Copper Stock Calculator
Risk-adjusted per-share NAV for copper deposits. Grade input in percent, price in $/lb. Up to four copper-price benchmarks compared side-by-side. Category and stage confidence weights applied automatically.
How It Works
- Pull deposit inputs from the company's NI 43-101 technical report — tonnage by category, grade (% Cu), recovery, opex, capex, mine life.
- Pick the study stage — PEA, PFS, or FS.
- Enter up to four copper-price benchmarks.
- Review the matrix — three NAV scenarios across every price benchmark.
Conversions
- Grade %: copper percent by weight. 1% Cu ≈ 22.05 lb/tonne.
- Tonnes: metric tonnes (2,204.62 lb).
- Price: $/lb LME or COMEX spot. Different futures markets can diverge.
Known Limitations (V1)
This calculator is a directional tool, not a replacement for a full engineering model. What it does not include:
- Corporate tax (add ~25-30% to opex for a rough proxy)
- Sustaining capex during operations — material in declining-grade operations
- Inflation adjustment — all numbers in nominal USD
- Royalty streams and NSR payments
- Debt servicing — the calculator assumes 100% equity financing
- Copper-price hedges — a hedged producer earns less upside than the spot price suggests
- Copper-only — byproduct credits (gold, silver, moly) not included. Use the polymetallic calculator for those deposits.
Do your own due diligence.
Read the company's 43-101 technical report, their most recent annual information form, and their insider-transaction filings before acting on any NAV estimate — including this one. Informational only; not investment advice. Full disclaimer →
Understanding Copper Stock Valuations
Copper NAV vs Gold NAV — Why the Numbers Behave Differently
Gold is primarily a monetary commodity; copper is primarily an industrial one. That difference shows up in how NAV math responds to price scenarios. Gold NAVs move relatively smoothly with spot-price changes because gold demand is reasonably price-inelastic. Copper NAVs are more sensitive to global manufacturing cycles and long-cycle capex decisions — a copper deposit with favorable economics at $5.00/lb can look uneconomic at $3.50/lb if the long-term price deck you use doesn't reflect the incentive price for new supply. Think about what price deck your assumption is anchored to: spot today, a multi-year trailing average, or the long-term industry incentive price around $5.00/lb.
How This Calculator Builds the Number
The math converts copper grade (percent) to recoverable pounds per tonne, multiplies by your copper price to get revenue per tonne processed, and runs a three-step DCF: revenue spread across mine life, operating costs deducted, capex subtracted, result discounted back to present value at your chosen discount rate. Resource-category confidence weights are applied to tonnage (inferred 20%, indicated 50%, measured 75%, probable 85%, proven 100%) and a study-stage haircut is applied to the final NAV (PEA 30% cut, PFS 15%, FS 0%). The result is a per-share risk-adjusted NAV at each copper price you specify.

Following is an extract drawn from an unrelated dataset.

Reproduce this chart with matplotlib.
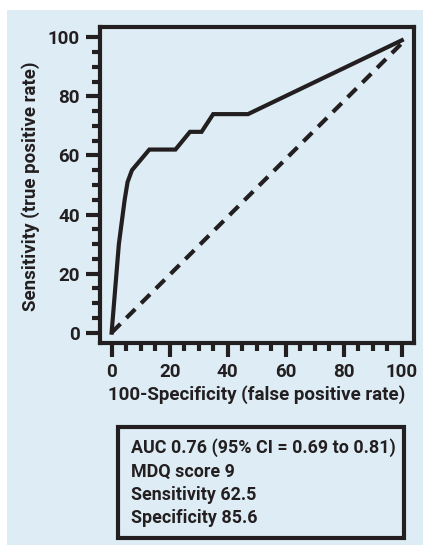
import matplotlib
matplotlib.use("Agg")
import matplotlib.pyplot as plt
from matplotlib.patches import Rectangle
from matplotlib.ticker import MultipleLocator

plt.rcParams['font.family'] = ['Roboto', 'DejaVu Sans']
plt.rcParams['font.weight'] = 'bold'

# ROC curve data (100-specificity, sensitivity)
fpr = [0, 2.5, 4.5, 5.5, 7, 13, 22, 27, 31, 35, 47, 100]
tpr = [0, 30, 45, 51, 55, 62, 62, 68, 68, 74, 74, 99]
ref_x = [0, 100]
ref_y = [0, 98]
x_ticks = [0, 20, 40, 60, 80, 100]
y_ticks = [0, 20, 40, 60, 80, 100]
box_lines = ["AUC 0.76 (95% CI = 0.69 to 0.81)", "MDQ score 9",
             "Sensitivity 62.5", "Specificity 85.6"]

W, H = 423, 545
fig = plt.figure(figsize=(W/100, H/100), dpi=100)
bg = '#deedf5'
ink = '#231f20'
fig.patches.append(Rectangle((7/W, 0), 1 - 7/W, 1 - 10/H, transform=fig.transFigure,
                             facecolor=bg, edgecolor='none', zorder=-10))

ax = fig.add_axes([100/W, 1 - 343/H, (414-100)/W, (343-27)/H])
ax.set_zorder(2)
ax.set_facecolor(bg)
ax.plot(fpr, tpr, color=ink, lw=3, solid_joinstyle='miter', zorder=3)
ax.plot(ref_x, ref_y, color=ink, lw=3, linestyle=(0, (3, 2)), zorder=2)
ax.set_xlim(-4, 104.2)
ax.set_ylim(-3.5, 103.5)
ax.set_xticks(x_ticks)
ax.set_yticks(y_ticks)
ax.xaxis.set_minor_locator(MultipleLocator(5))
ax.yaxis.set_minor_locator(MultipleLocator(5))
for s in ax.spines.values():
    s.set_linewidth(3)
    s.set_color(ink)
ax.tick_params(which='major', length=10, width=3, color=ink, labelsize=13.5)
ax.tick_params(axis='x', which='major', pad=4.5)
ax.tick_params(axis='y', which='major', pad=4.5)
ax.tick_params(which='minor', length=6, width=3, color=ink)
ax.tick_params(axis='both', labelcolor=ink)
ax.set_xlabel('100-Specificity (false positive rate)', fontsize=13.5, fontweight='bold',
              color=ink)
ax.set_ylabel('Sensitivity (true positive rate)', fontsize=13.5, fontweight='bold',
              color=ink)
ax.xaxis.set_label_coords(0.5, -(395 - 343) / (343 - 27), transform=ax.transAxes)
ax.xaxis.label.set_va('center')
ax.yaxis.set_label_coords(-(100 - 31) / (414 - 100), 0.495, transform=ax.transAxes)
ax.yaxis.label.set_va('center')

fig.patches.append(Rectangle((118/W, 1 - 538/H), (404-118)/W, (538-427)/H,
                             transform=fig.transFigure, facecolor='none',
                             edgecolor=ink, lw=3, zorder=3))
ys = [448, 471.5, 495, 518]
for t, yy in zip(box_lines, ys):
    fig.text(131/W, 1 - yy/H, t, fontsize=12.9, fontweight='bold', color=ink,
             va='center', ha='left')

fig.savefig('out.png', dpi=100, facecolor='white')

Byproduct Credits and Why They Matter for Copper
Most large copper deposits produce meaningful gold and silver as byproducts, and the major open-pit copper porphyries (Casino, Kamoa, Cascabel) often have molybdenum credits on top. In a full feasibility study, these byproducts can contribute 15-30% of total project NPV — which means a pure-copper NAV calculation can materially underestimate the real value of a polymetallic deposit. If the company you are valuing has non-trivial gold, silver, or moly credits, use the Polymetallic Stock Calculator instead. This tool treats the project as copper-only and will give you a lower NAV than the company's published feasibility figures if byproducts are significant.
Reading the Output Matrix
Three rows, up to four columns. The gross NAV row assumes every tonne is measured-category quality with no study-stage risk — the theoretical ceiling. The category-weighted NAV row discounts for resource classification only. The stage-adjusted NAV (highlighted in gold) applies both category and study-stage haircuts — the realistic number to anchor on. Each column shows that scenario at a different copper price. The spread between columns is a direct read on how much copper-price volatility is embedded in your thesis.
Why Grade Matters More for Copper Than for Gold
Copper economics are more sensitive to grade than gold economics because copper mining is higher-tonnage and lower-margin per tonne. Moving from 0.4% Cu to 0.6% Cu (a modest grade increase) translates to a 50% increase in recoverable copper per tonne, which often makes the difference between a marginal and a robust project. When comparing copper deposits, a high-grade 0.8%+ porphyry with smaller tonnage can produce a better NAV than a lower-grade (0.3%) bulk-tonnage deposit — the opex and capex savings from processing less total rock are substantial. Use this calculator to verify those intuitions against specific deposit inputs.